Another stunning view on the way. Note the thatched roofs of the houses. One’s privileged to live here, isn’t one? (Although, in the winter and without a car…)

And one taken when passing a hamlet called Jonen. On the left a small ferry for walkers and cyclists is visible. We are allowed to pass when the ferry-cable is submerged again and the ferryman switches a flashing light on top of his ferry.
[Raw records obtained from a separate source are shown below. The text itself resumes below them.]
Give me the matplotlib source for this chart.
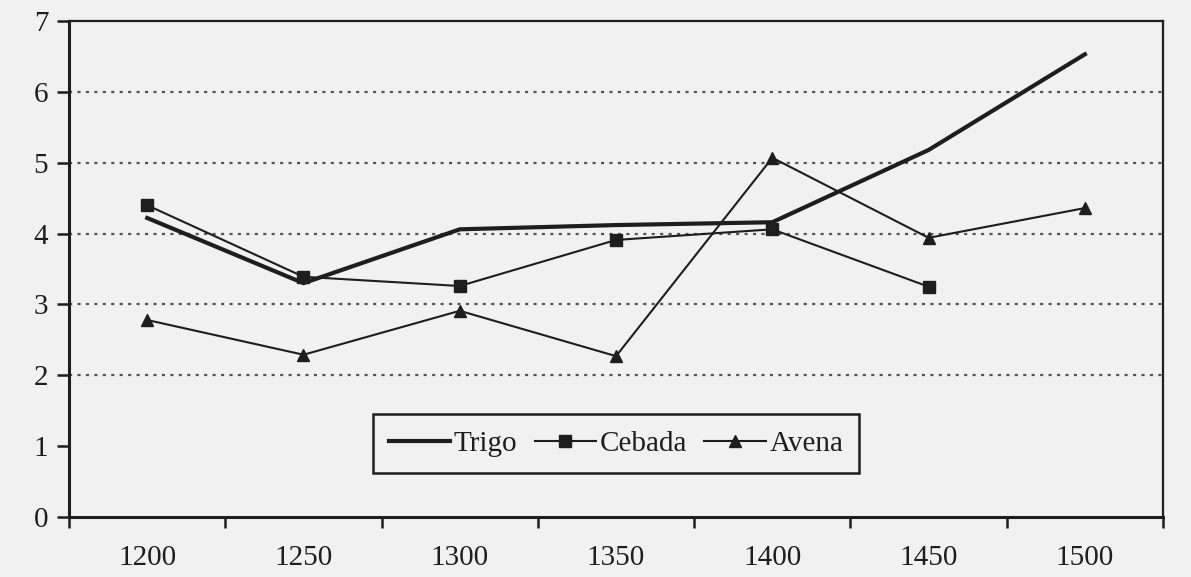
import numpy as np
import matplotlib.pyplot as plt
from matplotlib.ticker import FixedLocator, NullFormatter

years = ['1200', '1250', '1300', '1350', '1400', '1450', '1500']
trigo = [4.22, 3.30, 4.06, 4.12, 4.16, 5.18, 6.53]
cebada = [4.40, 3.39, 3.26, 3.91, 4.06, 3.25]
avena = [2.78, 2.29, 2.91, 2.27, 5.07, 3.94, 4.36]

plt.rcParams['font.family'] = ['Liberation Serif', 'DejaVu Serif']
ink = '#1e1e1e'
bg = '#f1f1f1'

fig = plt.figure(figsize=(11.91, 5.77), dpi=100, facecolor=bg)
ax = fig.add_axes([0.058, 0.104, 0.9185, 0.8596], facecolor=bg)

x = np.arange(len(years)) + 0.5  # category centres

# dotted gridlines like the original print (none at 1)
for g in range(2, 7):
    ax.axhline(g, color='#555555', lw=1.6, dashes=(1.4, 2.4), zorder=1)

ax.plot(x, trigo, color=ink, lw=3.0, label='Trigo', zorder=3)
ax.plot(x[:len(cebada)], cebada, color=ink, lw=1.5, marker='s', ms=9, label='Cebada', zorder=4)
ax.plot(x, avena, color=ink, lw=1.5, marker='^', ms=9, label='Avena', zorder=4)

ax.set_xlim(0, len(years))
ax.set_ylim(0, 7)

# category axis: ticks between categories, labels at centres
ax.xaxis.set_major_locator(FixedLocator(np.arange(len(years) + 1)))
ax.xaxis.set_major_formatter(NullFormatter())
ax.xaxis.set_minor_locator(FixedLocator(x))
ax.set_xticklabels(years, minor=True)
ax.tick_params(axis='x', which='major', direction='out', length=8, width=1.8, color=ink)
ax.tick_params(axis='x', which='minor', length=0, pad=20, labelsize=21, labelcolor=ink)

ax.set_yticks(range(0, 8))
ax.tick_params(axis='y', direction='out', length=9, width=1.8, color=ink, labelsize=21, labelcolor=ink, pad=6)

for side in ['left', 'bottom']:
    ax.spines[side].set_linewidth(2.2)
    ax.spines[side].set_color(ink)
for side in ['top', 'right']:
    ax.spines[side].set_linewidth(1.6)
    ax.spines[side].set_color(ink)

leg = ax.legend(loc='center', bbox_to_anchor=(0.5, 0.148), ncol=3, fontsize=21,
                frameon=True, fancybox=False, edgecolor=ink, facecolor=bg,
                handlelength=2.1, handletextpad=0.12, columnspacing=0.6,
                borderpad=0.55, framealpha=1)
leg.get_frame().set_linewidth(1.8)
for t in leg.get_texts():
    t.set_color(ink)

fig.savefig('out.png', dpi=100, facecolor=bg)
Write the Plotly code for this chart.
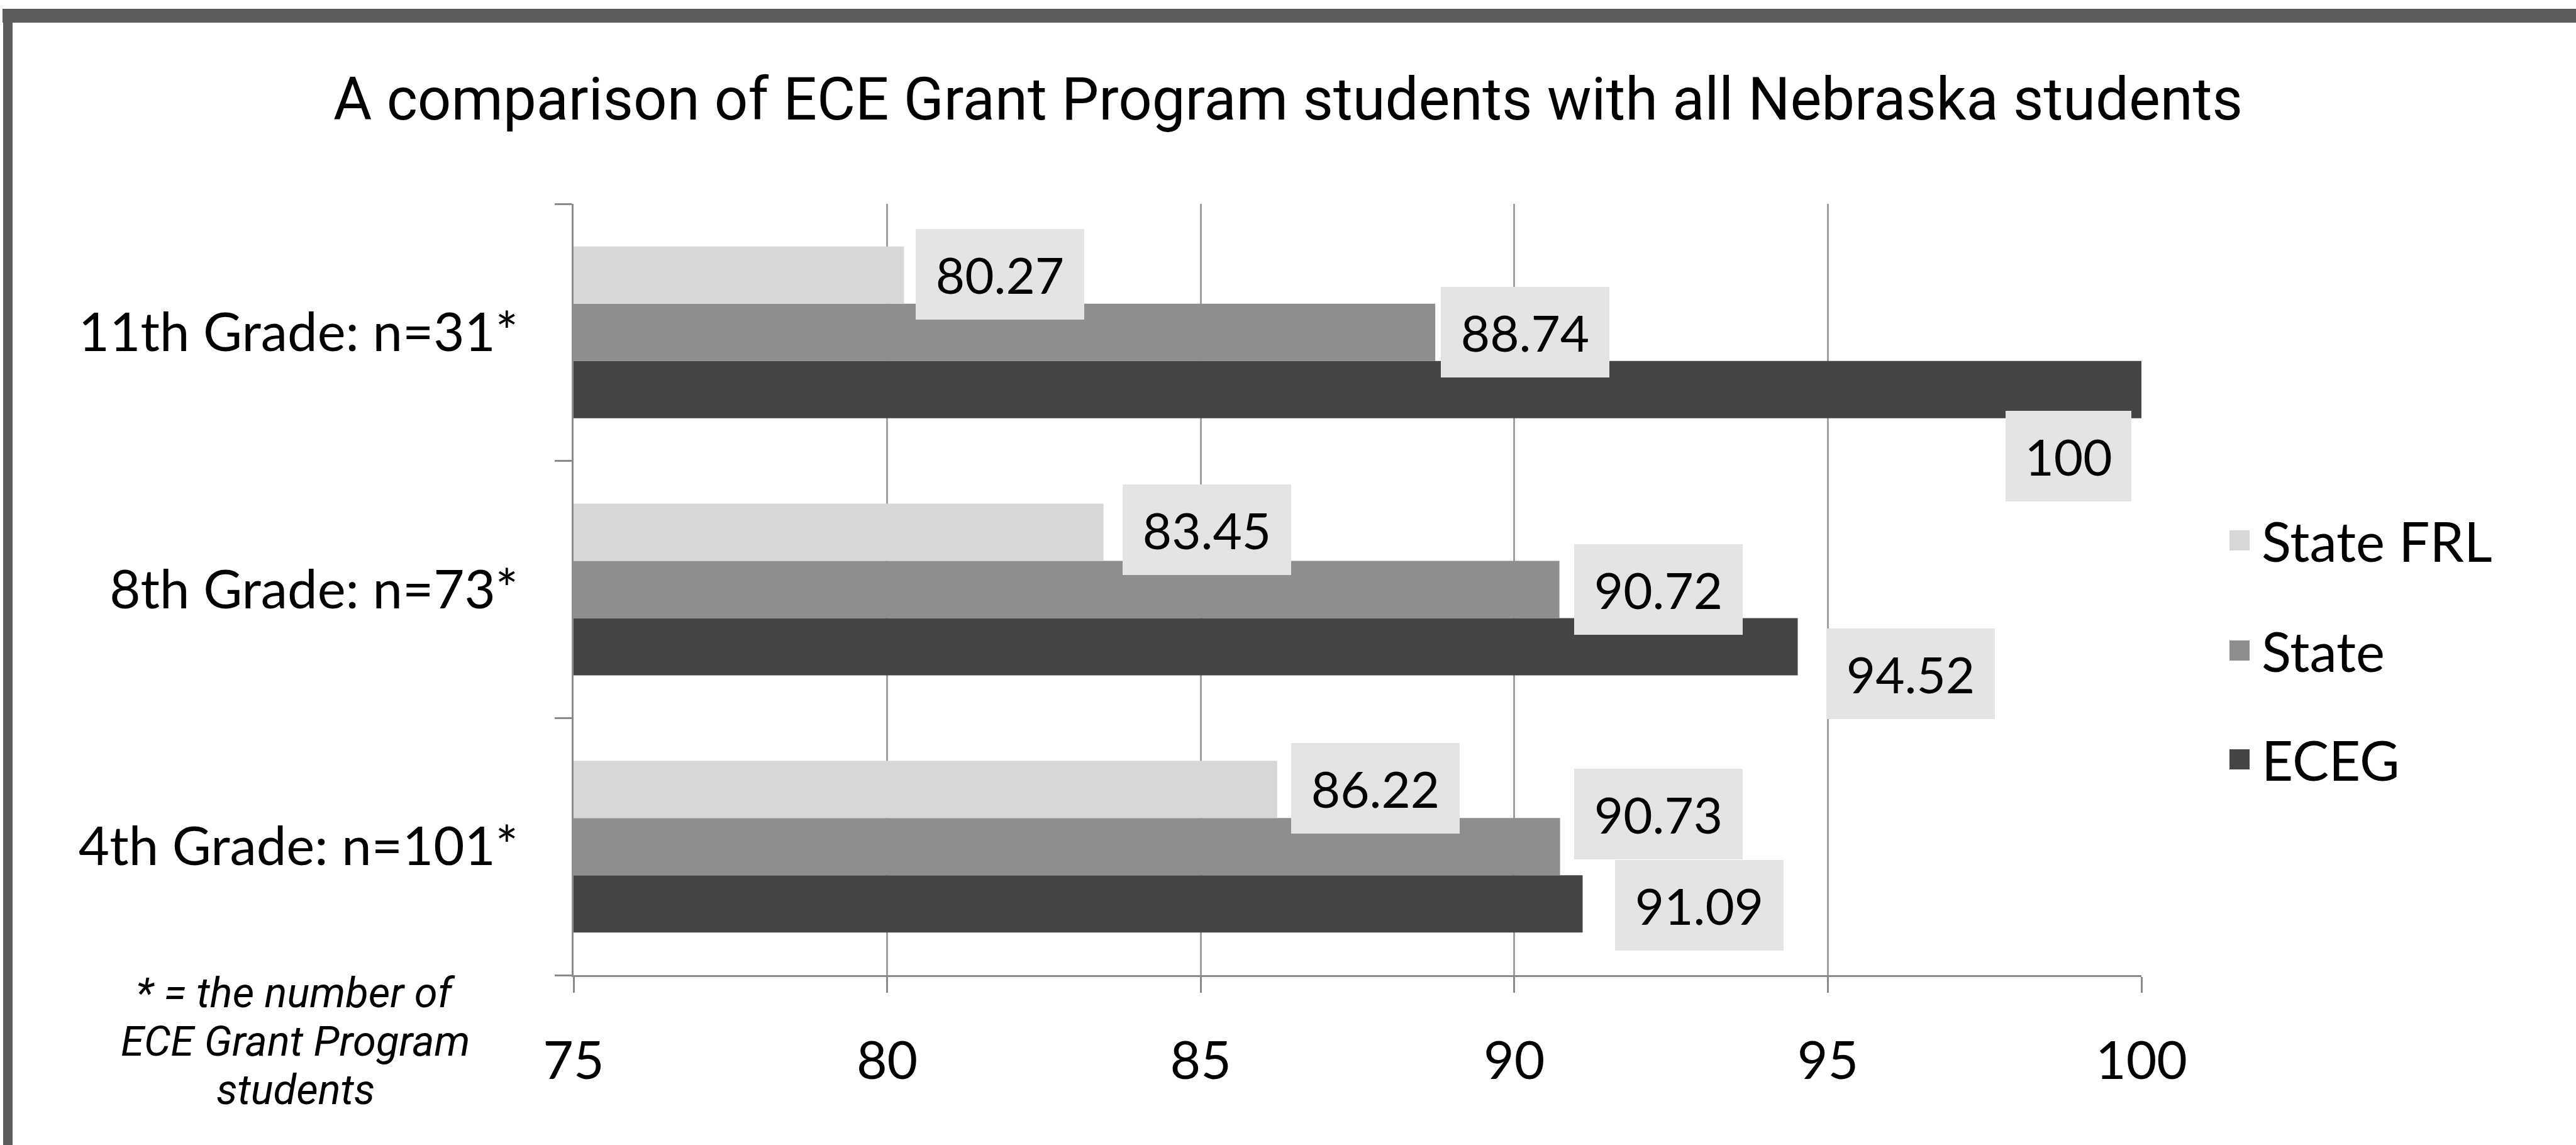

We reached Blokzijl, after having cruised on Beulakker Wijde (a lake), Walengracht (a canal), Giethoornse Meer (a lake), Valsche Trog and Noorderdiep (both canals), at 12:51PM. Bridge and lock in front of us were both out of operation but only because the bridge-/lock-keeper had a lunch break. After returning at 1:00PM we thought to be able to negotiate the lock. Alas, two (faster) boats jumped the queue (that’s not cricket, the Brits would say), leaving us behind in negative astonishment. The first one, being the launch that is visible in front of us, was do-able, the second one, a cruiser, did not move to the front of the lock (afraid of the incoming water, therefore a sissy), thus making it impossible for us to join the lock-crowd. (While ‘illegally’ overtaking and hearing our protest he assured us that he would leave enough room for us.) Well, let’s say that this cruiser’s unavoidable stop inside the lock offered one of us the opportunity to walk towards him and make unmistakable clear why he is a 100% a**hole.

A look from the lock back to where we had to wait. Order of operation when descending: letting the waiting boats in, emptying the lock, lifting the bridge, opening the bottom gates and leaving the boats out (see the picture). After that first the bridge is closed again to avoid a possible riot, caused by the waiting traffic. After that the ascending procedure (us) can start: lifting the bridge, letting the waiting boats in, closing the bridge (riot-avoiding), closing the bottom gates, filling the lock chamber, opening the upper gates, letting the boats out. Because we were forced to wait for the ascending as well as the descending procedure we reached our mooring, immediately behind the lock in Blokzijl’s pretty port, only around 2:10PM. We are not in a hurry, don’t misunderstand us. We only despise queue-jumpers; that's all.

The lock as seen from the downstream-side. Our little ship, well her wheelhouse, is visible on the right side behind the lock – exactly underneath the colourful Overlijsselse flag. We are greatly obscured by the high (5,5 meters?) white boat that is breasted up to ours. They’re almost (repeat: almost) capable of peeping into our bed(room) through the front dog-box.

(© VTRB Blokzijl i.s.m. de Ondernemers) A drone-view of Blokzijl’s port. A pretty one, as noticed before. The lock is visible at 2 o’clock, we are moored against the east-wall in front of the little green. There’s a stop-lock in the foreground, dating from the Zuiderzee-era, but in still use when a strong wind drives the water too high. The port is now virtually ‘sold out’; emphasized by the fact that another ship is breasted up to ours. One must accept a ship breasting up by law in The Netherlands (at least that’s what we learned while instructed for obtaining a ‘Vaarbewijs’). We don’t mind, by the way, and think that boaters pretending to have an interest in things on dry land exclusively when we’re looking for a mooring-possibility all have the divine right to be described as anti-socials.

There we are – we immediately booked for four nights. The huge white vessel still hadn’t arrived yet – and will leave this afternoon (Sunday) around 5:00PM. Al least, that’s what the skipper promised. Our view on the harbour will be there again – unless another interested party approaches us, in that case hopefully not as high as the present one.

The stop-lock, photographed from close range. No further comment, we just like this sort of constructions, showing the possible level of the water when disaster strikes. Hopefully not.

This are the houses at the south-side of the port, visible at the far end of the overall picture…

…and we end with the road and houses at the west-side of the port, the reason being that we absolutely love this composition of pretty houses, the partly cobbled street, the trees, the sun, the light in the leaves. Great. See you soon, we hope.